** Start GIVEN DATA **

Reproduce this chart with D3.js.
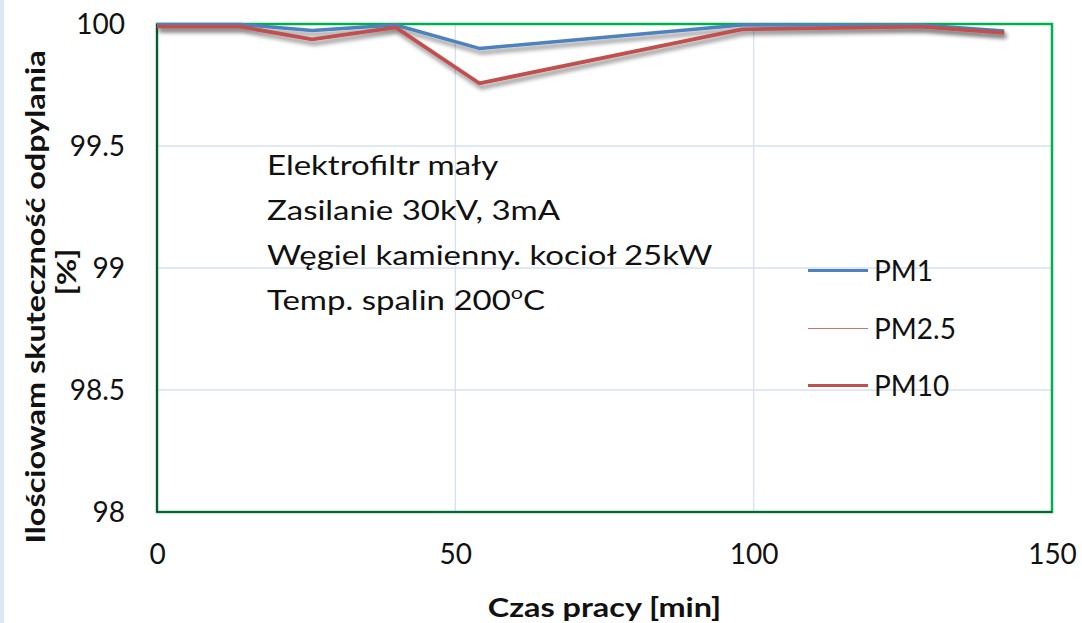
<!DOCTYPE html>
<html>
<head>
<meta charset="utf-8">
<script src="https://cdn.jsdelivr.net/npm/d3@7"></script>
<style>
  body { margin: 0; background: #fff; }
  text { font-family: Lato, "Open Sans", sans-serif; fill: #111; }
</style>
</head>
<body>
<script>
var width = 1082;
var height = 623;

// time [min]
var czas = [0, 14, 26, 40, 54, 98, 128, 142];
var pm1 = [99.998, 99.998, 99.973, 99.996, 99.900, 99.996, 99.996, 99.971];
var pm25 = [99.989, 99.989, 99.937, 99.986, 99.757, 99.978, 99.989, 99.964];
var pm10 = [99.989, 99.989, 99.937, 99.986, 99.757, 99.978, 99.989, 99.964];
var xTicks = [0, 50, 100, 150];
var yTicks = [98, 98.5, 99, 99.5, 100];
var notes = ["Elektrofiltr mały", "Zasilanie 30kV, 3mA", "Węgiel kamienny. kocioł 25kW", "Temp. spalin 200"];
var seriesNames = ["PM1", "PM2.5", "PM10"];

var margin = { left: 157, right: 30, top: 24, bottom: 111 };
var stretch = 1.2; // the original text is wider than Lato

var svg = d3.select("body").append("svg")
    .attr("width", width)
    .attr("height", height);

var defs = svg.append("defs");
var f = defs.append("filter").attr("id", "shadow")
    .attr("x", "-5%").attr("y", "-50%").attr("width", "110%").attr("height", "300%");
f.append("feDropShadow")
    .attr("dx", 2).attr("dy", 4).attr("stdDeviation", 2)
    .attr("flood-color", "#000").attr("flood-opacity", 0.45);

// faint frame line at the left edge
svg.append("rect").attr("x", 0).attr("y", 0).attr("width", 4).attr("height", height)
    .style("fill", "#dde7f5");

var x = d3.scaleLinear().domain([0, 150]).range([margin.left, width - margin.right]);
var y = d3.scaleLinear().domain([98, 100]).range([height - margin.bottom, margin.top]);

// gridlines
svg.append("g").selectAll("line")
    .data(yTicks.slice(1, -1))
    .enter().append("line")
    .attr("x1", x(0)).attr("x2", x(150))
    .attr("y1", function (d) { return y(d); })
    .attr("y2", function (d) { return y(d); })
    .style("stroke", "#d6e1f2").style("stroke-width", 1.3);
svg.append("g").selectAll("line")
    .data(xTicks.slice(1, -1))
    .enter().append("line")
    .attr("y1", y(98)).attr("y2", y(100))
    .attr("x1", function (d) { return x(d); })
    .attr("x2", function (d) { return x(d); })
    .style("stroke", "#d6e1f2").style("stroke-width", 1.3);

// axes (labels only)
var xAxis = svg.append("g")
    .attr("transform", "translate(0," + (y(98) + 42) + ")")
    .call(d3.axisBottom(x).tickValues(xTicks).tickSize(0).tickFormat(d3.format("d")));
xAxis.select(".domain").remove();
xAxis.selectAll("text").style("font-size", "28px").attr("dy", "0.35em").attr("y", 0);

var yAxis = svg.append("g")
    .attr("transform", "translate(125,0)")
    .call(d3.axisLeft(y).tickValues(yTicks).tickSize(0).tickFormat(function (d) { return String(d); }));
yAxis.select(".domain").remove();
yAxis.selectAll("text").style("font-size", "28px").attr("x", 0).attr("dy", "0.34em");

// plot border
svg.append("rect")
    .attr("x", x(0)).attr("y", y(100))
    .attr("width", x(150) - x(0)).attr("height", y(98) - y(100))
    .style("fill", "none").style("stroke", "#00b050").style("stroke-width", 2.5);
svg.append("path")
    .attr("d", "M" + x(0) + "," + y(100) + "V" + y(98) + "H" + x(150))
    .style("fill", "none").style("stroke", "#1a1a1a").style("stroke-width", 1.2);

// series
var line = d3.line()
    .x(function (d) { return x(d[0]); })
    .y(function (d) { return y(d[1]); });

var series = [
    { name: "PM1", values: pm1, color: "#4f81bd", w: 3.5 },
    { name: "PM2.5", values: pm25, color: "#c0504d", w: 1 },
    { name: "PM10", values: pm10, color: "#c0504d", w: 3.8 }
];

var lines = svg.append("g");
series.forEach(function (s) {
    lines.append("path")
        .datum(czas.map(function (t, i) { return [t, s.values[i]]; }))
        .attr("d", line)
        .style("fill", "none")
        .style("stroke", s.color)
        .style("stroke-width", s.w)
        .style("stroke-linejoin", "round")
        .attr("filter", s.w > 2 ? "url(#shadow)" : null);
});

// legend
var legend = svg.append("g");
series.forEach(function (s, i) {
    var ly = Math.round(270 + i * 57.5) + 0.5;
    legend.append("line")
        .attr("x1", 808).attr("x2", 868).attr("y1", ly).attr("y2", ly)
        .style("stroke", s.color).style("stroke-width", s.w > 2 ? 3 : 1)
        .style("opacity", s.w > 2 ? 1 : 0.8);
    legend.append("text")
        .attr("x", 874).attr("y", ly + 10)
        .style("font-size", "28px")
        .text(seriesNames[i]);
});

// annotation
var note = svg.append("g");
notes.forEach(function (t, i) {
    var tx = note.append("g")
        .attr("transform", "translate(267," + (174.5 + i * 45) + ") scale(" + stretch + ",1)")
        .append("text")
        .style("font-size", "27.5px")
        .text(t);
    if (i === notes.length - 1) {
        tx.append("tspan").attr("dy", -11).style("font-size", "18px").text("o");
        tx.append("tspan").attr("dy", 11).text("C");
    }
});

// axis titles
svg.append("g")
    .attr("transform", "translate(" + x(75) + ",617) scale(" + stretch + ",1)")
    .append("text")
    .attr("text-anchor", "middle")
    .style("font-size", "27px").style("font-weight", "bold")
    .text("Czas pracy [min]");

svg.append("g")
    .attr("transform", "translate(45,297) rotate(-90) scale(" + stretch + ",1)")
    .append("text")
    .attr("text-anchor", "middle")
    .style("font-size", "27px").style("font-weight", "bold")
    .text("Ilościowam skuteczność odpylania");
svg.append("g")
    .attr("transform", "translate(76,272) rotate(-90) scale(" + stretch + ",1)")
    .append("text")
    .attr("text-anchor", "middle")
    .style("font-size", "27px").style("font-weight", "bold")
    .text("[%]");
</script>
</body>
</html>
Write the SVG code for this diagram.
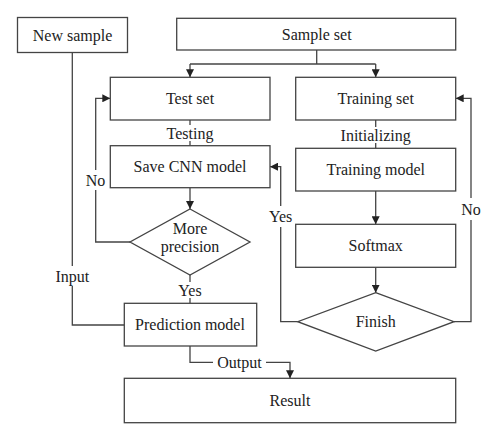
<svg xmlns="http://www.w3.org/2000/svg" width="500" height="441" viewBox="0 0 500 441">
<defs>
<marker id="arr" viewBox="0 0 10 10" refX="10" refY="5" markerWidth="8" markerHeight="8" markerUnits="userSpaceOnUse" orient="auto">
<path d="M0,0 L10,5 L0,10 z" fill="#222"/>
</marker>
<style>
.box{fill:#fff;stroke:#444;stroke-width:1.3}
.ln{fill:none;stroke:#444;stroke-width:1.3}
.t{font-family:"Liberation Serif","Times New Roman",serif;font-size:16px;fill:#222;text-anchor:middle;dominant-baseline:central}
</style>
</defs>
<rect width="500" height="441" fill="#fff"/>
<g id="connectors">
<path class="ln" d="M316.7,50 V64"/>
<path class="ln" d="M190,64 H375.7"/>
<path class="ln" d="M190,64 V77.3" marker-end="url(#arr)"/>
<path class="ln" d="M375.7,64 V77.3" marker-end="url(#arr)"/>
<path class="ln" d="M190,120 V125"/>
<path class="ln" d="M190,141 V145.7"/>
<path class="ln" d="M375.7,120 V127"/>
<path class="ln" d="M375.7,143 V148.3"/>
<path class="ln" d="M190,187.7 V209" marker-end="url(#arr)"/>
<path class="ln" d="M130,242 H95.7 V190"/>
<path class="ln" d="M95.7,170 V98.3 H110.3" marker-end="url(#arr)"/>
<path class="ln" d="M190,275 V282"/>
<path class="ln" d="M190,298 V303.3"/>
<path class="ln" d="M72.3,52.3 V266"/>
<path class="ln" d="M72.3,286 V325 H124.3"/>
<path class="ln" d="M190,346 V362.3 H213"/>
<path class="ln" d="M266,362.3 H290 V378.3" marker-end="url(#arr)"/>
<path class="ln" d="M375.7,191 V224.3" marker-end="url(#arr)"/>
<path class="ln" d="M375.7,267.3 V292.7" marker-end="url(#arr)"/>
<path class="ln" d="M297.7,321.7 H280.7 V227"/>
<path class="ln" d="M280.7,206 V166.7 H270" marker-end="url(#arr)"/>
<path class="ln" d="M454,321.7 H471 V220"/>
<path class="ln" d="M471,198 V98.3 H455.7" marker-end="url(#arr)"/>
<text class="t" x="190" y="133">Testing</text>
<text class="t" x="375.7" y="135">Initializing</text>
<text class="t" x="95.5" y="180">No</text>
<text class="t" x="190" y="290">Yes</text>
<text class="t" x="72.3" y="276">Input</text>
<text class="t" x="239.5" y="362">Output</text>
<text class="t" x="280.7" y="216.5">Yes</text>
<text class="t" x="471" y="209">No</text>
</g>
<g id="new-sample"><rect class="box" x="17.5" y="17.5" width="110" height="35"/><text class="t" x="72.5" y="35">New sample</text></g>
<g id="sample-set"><rect class="box" x="176.7" y="18.3" width="279" height="31.7"/><text class="t" x="316.7" y="34">Sample set</text></g>
<g id="test-set"><rect class="box" x="110.3" y="77.3" width="159.7" height="42.7"/><text class="t" x="190" y="98.5">Test set</text></g>
<g id="training-set"><rect class="box" x="295.7" y="77.3" width="160" height="42.7"/><text class="t" x="375.7" y="98.5">Training set</text></g>
<g id="save-cnn"><rect class="box" x="110.3" y="145.7" width="159.7" height="42"/><text class="t" x="190" y="166.5">Save CNN model</text></g>
<g id="training-model"><rect class="box" x="295.7" y="148.3" width="160" height="42.7"/><text class="t" x="375.7" y="169.5">Training model</text></g>
<g id="more-precision"><polygon class="box" points="190,209 250,242 190,275 130,242"/><text class="t" x="190" y="228">More</text><text class="t" x="190" y="246">precision</text></g>
<g id="softmax"><rect class="box" x="295.7" y="224.3" width="160" height="43"/><text class="t" x="375.7" y="245.5">Softmax</text></g>
<g id="finish"><polygon class="box" points="375.7,292.7 454,321.7 375.7,351 297.7,321.7"/><text class="t" x="375.7" y="321.5">Finish</text></g>
<g id="prediction-model"><rect class="box" x="124.3" y="303.3" width="132.4" height="42.7"/><text class="t" x="190" y="324.5">Prediction model</text></g>
<g id="result"><rect class="box" x="124.3" y="378.3" width="331.4" height="44.4"/><text class="t" x="290" y="400">Result</text></g>
</svg>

** End GIVEN DATA **

**SHORT PROBLEM**: Output the records above as they stand, from the first line to the line with "var height = 623;", inclusive, and exclude the pictures.

**EXPECTED OUTPUT**:
Reproduce this chart with D3.js.
<!DOCTYPE html>
<html>
<head>
<meta charset="utf-8">
<script src="https://cdn.jsdelivr.net/npm/d3@7"></script>
<style>
  body { margin: 0; background: #fff; }
  text { font-family: Lato, "Open Sans", sans-serif; fill: #111; }
</style>
</head>
<body>
<script>
var width = 1082;
var height = 623;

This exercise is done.